Dataset rows:
-- BEGIN --
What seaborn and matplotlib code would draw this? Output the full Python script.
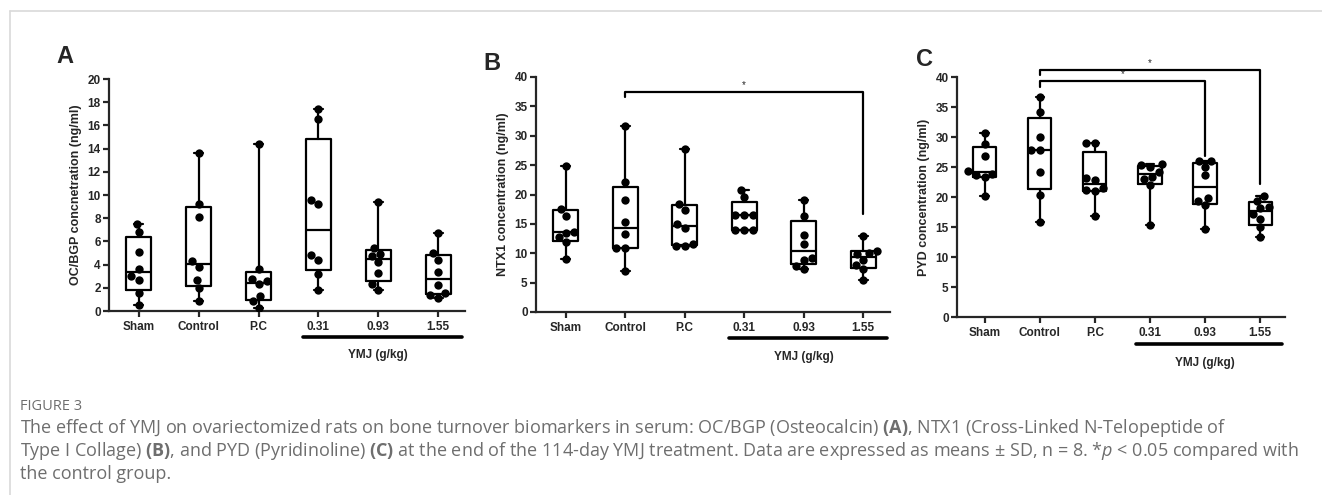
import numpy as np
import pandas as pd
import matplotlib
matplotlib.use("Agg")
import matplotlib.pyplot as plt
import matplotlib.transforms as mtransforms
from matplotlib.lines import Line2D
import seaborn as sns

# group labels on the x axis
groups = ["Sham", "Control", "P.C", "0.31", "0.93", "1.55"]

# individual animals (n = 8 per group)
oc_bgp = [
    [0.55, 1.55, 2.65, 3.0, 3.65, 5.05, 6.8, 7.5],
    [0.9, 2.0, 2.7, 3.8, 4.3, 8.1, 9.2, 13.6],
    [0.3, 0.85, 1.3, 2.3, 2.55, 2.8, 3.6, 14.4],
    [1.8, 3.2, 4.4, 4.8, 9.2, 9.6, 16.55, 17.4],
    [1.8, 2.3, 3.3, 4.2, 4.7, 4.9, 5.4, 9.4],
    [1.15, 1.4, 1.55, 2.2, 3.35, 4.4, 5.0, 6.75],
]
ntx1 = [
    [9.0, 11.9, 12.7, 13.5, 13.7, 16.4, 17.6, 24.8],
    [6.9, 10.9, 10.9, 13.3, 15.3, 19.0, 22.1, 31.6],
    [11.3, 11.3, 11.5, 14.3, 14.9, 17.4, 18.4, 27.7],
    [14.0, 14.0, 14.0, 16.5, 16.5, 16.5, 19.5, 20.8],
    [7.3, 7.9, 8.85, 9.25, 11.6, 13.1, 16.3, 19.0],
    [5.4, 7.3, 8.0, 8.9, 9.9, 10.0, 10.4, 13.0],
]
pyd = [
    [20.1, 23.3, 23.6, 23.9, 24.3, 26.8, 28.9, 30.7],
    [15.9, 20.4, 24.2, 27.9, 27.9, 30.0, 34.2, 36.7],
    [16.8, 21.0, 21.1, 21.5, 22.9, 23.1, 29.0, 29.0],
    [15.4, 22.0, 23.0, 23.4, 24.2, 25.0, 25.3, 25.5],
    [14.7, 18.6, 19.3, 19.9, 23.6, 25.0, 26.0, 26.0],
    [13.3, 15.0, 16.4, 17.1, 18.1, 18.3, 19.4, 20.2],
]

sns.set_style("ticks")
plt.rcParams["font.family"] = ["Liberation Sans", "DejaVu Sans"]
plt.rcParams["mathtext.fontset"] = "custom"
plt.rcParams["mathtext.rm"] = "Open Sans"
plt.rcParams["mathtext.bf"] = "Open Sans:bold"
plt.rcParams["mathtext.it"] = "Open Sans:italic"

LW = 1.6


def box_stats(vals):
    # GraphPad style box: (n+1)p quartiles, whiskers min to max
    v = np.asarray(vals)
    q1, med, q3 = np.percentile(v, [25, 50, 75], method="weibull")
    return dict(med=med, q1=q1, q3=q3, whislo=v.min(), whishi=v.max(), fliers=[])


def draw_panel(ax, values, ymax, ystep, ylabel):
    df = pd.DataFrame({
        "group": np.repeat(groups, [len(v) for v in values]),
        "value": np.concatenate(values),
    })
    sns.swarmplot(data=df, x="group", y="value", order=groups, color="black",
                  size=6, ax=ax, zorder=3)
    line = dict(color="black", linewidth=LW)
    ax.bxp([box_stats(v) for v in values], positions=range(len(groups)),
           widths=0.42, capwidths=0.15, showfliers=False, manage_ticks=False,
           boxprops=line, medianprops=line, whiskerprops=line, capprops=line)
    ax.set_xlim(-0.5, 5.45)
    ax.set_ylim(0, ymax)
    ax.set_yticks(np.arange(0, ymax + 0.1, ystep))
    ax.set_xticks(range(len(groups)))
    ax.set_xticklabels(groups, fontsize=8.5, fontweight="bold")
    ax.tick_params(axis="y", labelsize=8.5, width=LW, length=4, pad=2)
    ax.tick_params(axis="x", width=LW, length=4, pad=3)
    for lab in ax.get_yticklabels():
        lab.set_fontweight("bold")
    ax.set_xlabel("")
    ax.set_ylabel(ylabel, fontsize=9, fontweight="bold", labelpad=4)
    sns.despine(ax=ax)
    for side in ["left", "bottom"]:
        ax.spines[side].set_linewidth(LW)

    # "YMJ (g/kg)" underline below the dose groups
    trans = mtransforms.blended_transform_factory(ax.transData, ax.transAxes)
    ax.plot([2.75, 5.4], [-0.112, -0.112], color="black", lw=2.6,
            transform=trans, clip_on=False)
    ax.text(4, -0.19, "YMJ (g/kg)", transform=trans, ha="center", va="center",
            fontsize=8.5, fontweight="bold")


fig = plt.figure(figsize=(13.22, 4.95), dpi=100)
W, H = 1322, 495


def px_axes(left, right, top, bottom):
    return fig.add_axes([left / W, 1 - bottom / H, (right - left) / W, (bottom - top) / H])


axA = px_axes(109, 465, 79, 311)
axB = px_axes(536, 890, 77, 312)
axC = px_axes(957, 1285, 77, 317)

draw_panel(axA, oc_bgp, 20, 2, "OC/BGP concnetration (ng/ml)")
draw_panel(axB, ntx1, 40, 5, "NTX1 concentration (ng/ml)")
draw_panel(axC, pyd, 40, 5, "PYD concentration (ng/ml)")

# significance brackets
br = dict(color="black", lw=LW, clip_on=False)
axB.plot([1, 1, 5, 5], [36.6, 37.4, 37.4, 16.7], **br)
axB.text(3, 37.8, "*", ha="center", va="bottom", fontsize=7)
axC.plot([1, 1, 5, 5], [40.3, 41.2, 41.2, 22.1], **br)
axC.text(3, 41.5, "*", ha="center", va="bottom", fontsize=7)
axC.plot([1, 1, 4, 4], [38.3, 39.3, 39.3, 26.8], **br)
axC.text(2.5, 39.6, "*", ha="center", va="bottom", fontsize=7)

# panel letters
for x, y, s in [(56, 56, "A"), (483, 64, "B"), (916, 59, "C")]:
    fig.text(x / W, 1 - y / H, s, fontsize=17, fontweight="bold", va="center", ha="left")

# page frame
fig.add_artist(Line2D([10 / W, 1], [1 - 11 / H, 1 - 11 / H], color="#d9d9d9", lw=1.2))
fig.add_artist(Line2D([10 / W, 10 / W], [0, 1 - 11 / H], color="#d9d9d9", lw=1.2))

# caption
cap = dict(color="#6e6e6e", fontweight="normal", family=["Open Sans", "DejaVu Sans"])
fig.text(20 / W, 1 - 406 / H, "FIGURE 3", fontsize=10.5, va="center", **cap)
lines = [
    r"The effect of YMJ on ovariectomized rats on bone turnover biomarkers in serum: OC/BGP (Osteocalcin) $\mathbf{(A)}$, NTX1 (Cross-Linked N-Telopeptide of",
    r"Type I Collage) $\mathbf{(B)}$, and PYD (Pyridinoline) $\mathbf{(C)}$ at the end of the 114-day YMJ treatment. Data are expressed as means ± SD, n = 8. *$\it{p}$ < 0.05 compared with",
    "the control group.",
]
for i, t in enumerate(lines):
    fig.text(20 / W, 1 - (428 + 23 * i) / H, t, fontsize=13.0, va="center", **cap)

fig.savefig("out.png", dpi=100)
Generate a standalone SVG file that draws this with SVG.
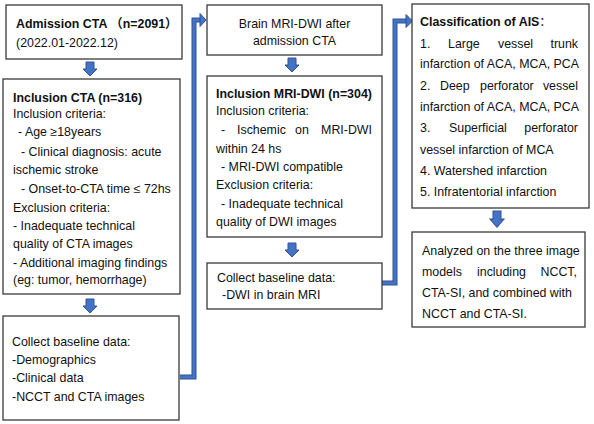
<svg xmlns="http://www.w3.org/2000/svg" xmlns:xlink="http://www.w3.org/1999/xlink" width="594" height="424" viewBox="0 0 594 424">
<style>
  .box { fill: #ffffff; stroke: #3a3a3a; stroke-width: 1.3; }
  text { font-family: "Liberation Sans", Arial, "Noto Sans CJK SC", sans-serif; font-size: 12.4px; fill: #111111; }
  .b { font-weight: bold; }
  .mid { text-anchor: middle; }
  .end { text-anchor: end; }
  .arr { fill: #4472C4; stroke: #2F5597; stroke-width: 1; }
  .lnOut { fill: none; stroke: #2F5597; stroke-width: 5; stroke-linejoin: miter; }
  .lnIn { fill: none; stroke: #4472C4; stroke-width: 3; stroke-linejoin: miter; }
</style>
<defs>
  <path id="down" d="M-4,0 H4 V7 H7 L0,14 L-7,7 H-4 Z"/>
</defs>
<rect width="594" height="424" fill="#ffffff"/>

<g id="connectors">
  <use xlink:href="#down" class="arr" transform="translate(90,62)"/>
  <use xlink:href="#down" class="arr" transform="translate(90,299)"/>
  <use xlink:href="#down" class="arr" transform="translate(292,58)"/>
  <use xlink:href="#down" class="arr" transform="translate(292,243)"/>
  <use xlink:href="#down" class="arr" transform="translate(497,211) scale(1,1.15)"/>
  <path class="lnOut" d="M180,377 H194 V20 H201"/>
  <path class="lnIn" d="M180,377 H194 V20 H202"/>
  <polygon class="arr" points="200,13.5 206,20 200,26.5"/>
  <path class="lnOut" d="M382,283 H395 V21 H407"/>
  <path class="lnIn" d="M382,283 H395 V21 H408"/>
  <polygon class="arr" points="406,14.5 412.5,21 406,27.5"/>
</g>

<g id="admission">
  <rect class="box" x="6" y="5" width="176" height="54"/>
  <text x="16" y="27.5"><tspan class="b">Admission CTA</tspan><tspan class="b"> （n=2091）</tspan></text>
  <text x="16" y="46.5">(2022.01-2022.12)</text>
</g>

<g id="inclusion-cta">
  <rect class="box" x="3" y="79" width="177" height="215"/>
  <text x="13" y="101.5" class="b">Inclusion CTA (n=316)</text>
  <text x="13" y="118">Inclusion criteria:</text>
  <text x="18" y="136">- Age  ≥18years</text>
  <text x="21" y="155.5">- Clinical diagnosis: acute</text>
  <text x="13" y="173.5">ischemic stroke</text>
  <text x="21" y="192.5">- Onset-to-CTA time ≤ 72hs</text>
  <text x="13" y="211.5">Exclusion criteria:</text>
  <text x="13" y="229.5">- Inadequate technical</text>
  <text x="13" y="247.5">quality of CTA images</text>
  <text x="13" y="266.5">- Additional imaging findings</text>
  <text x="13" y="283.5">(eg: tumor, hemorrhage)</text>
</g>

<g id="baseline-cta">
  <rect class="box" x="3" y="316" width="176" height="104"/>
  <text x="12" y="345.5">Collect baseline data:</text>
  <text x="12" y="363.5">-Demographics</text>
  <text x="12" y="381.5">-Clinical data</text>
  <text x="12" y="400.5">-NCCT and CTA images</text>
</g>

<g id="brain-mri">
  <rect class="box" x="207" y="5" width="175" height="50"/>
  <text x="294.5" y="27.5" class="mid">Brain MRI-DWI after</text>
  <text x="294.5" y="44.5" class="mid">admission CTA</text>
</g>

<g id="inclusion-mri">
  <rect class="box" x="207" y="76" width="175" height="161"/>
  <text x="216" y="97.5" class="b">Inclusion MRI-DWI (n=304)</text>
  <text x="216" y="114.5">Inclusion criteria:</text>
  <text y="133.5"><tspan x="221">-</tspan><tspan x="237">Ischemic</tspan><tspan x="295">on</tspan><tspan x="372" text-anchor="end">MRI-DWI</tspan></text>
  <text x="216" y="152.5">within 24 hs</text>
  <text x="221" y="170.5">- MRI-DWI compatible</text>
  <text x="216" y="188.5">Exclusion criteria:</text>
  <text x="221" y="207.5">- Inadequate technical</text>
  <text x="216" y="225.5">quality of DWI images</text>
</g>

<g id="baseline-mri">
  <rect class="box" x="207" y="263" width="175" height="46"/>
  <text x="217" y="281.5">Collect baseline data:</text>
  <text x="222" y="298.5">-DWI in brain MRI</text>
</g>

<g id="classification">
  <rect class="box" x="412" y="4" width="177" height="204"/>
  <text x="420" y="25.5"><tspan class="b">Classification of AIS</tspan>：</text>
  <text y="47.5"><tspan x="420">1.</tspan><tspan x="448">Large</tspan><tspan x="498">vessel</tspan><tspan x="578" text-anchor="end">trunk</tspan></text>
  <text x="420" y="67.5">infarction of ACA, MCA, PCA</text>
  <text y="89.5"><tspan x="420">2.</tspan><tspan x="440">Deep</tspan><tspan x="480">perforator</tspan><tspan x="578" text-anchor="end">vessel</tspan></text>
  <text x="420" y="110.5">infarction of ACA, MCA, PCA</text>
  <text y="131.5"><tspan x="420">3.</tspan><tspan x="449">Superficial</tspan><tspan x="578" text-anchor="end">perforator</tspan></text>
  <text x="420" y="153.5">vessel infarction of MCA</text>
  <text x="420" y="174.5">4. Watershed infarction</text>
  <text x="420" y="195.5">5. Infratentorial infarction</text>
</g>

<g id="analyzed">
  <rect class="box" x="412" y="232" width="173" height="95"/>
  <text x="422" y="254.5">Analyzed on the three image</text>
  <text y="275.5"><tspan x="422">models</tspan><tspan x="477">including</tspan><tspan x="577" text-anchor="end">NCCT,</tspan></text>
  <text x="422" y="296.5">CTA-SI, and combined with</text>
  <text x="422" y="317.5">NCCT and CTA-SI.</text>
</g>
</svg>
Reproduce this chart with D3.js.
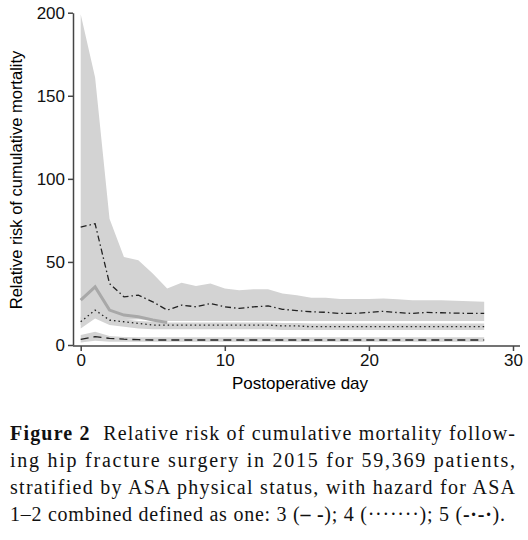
-- END --
Locate the lines above that hold the word "this". Show every one of them.

Response:
What seaborn and matplotlib code would draw this? Output the full Python script.
Generate a standalone SVG file that draws this with SVG.
Reproduce this chart with D3.js.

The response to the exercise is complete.